Evaluating gray literature
The criteria you would use to evaluate gray literature are the same as those used to evaluate any kind of information. Consider:
- Authorship: Not all gray literature will have a named author (or authors). If it does, you will want to consider whether the author or authors are knowledgeable in the field and whether they have any affiliations that might bias their views. If no authors are named, you will want to carefully consider the organization that produced the report.
- Source of the Report: This information should be obvious and easy to locate. See below for more information on evaluating agency and organization websites.
- Transparency of Methods: It should be clear where data and other types of information came from, how it was analyzed and how the final report was compiled.
- Currency: The date a report was issued should be easy to find.

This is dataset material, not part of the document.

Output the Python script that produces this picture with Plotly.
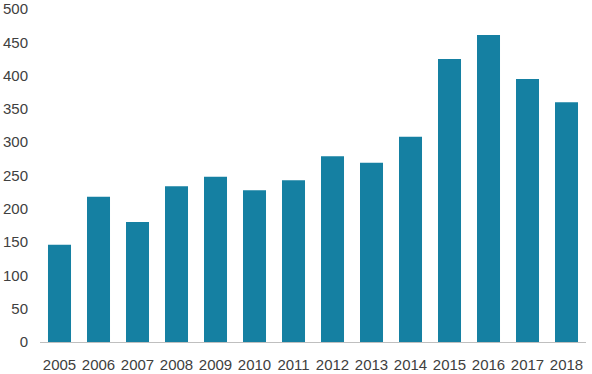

If a report is older, try to find a more recent version or an update.
Evaluating agency and organization websites
Although it is often suggested that searches for gray literature be restricted by domain, do not rely on the .org or .edu domains when evaluating websites. The .org domain no longer only applies to non-profits. A lot of gray literature is generated by companies that use .com for a domain - it would be foolish to exclude it. Also, don't count on the professional look of a web page to indicate quality. Some very reputable sources of information can have websites that look dated. Some less reliable sources of information, on the other hand, are beautifully designed so make sure that you are evaluating content and authority independent of appearances.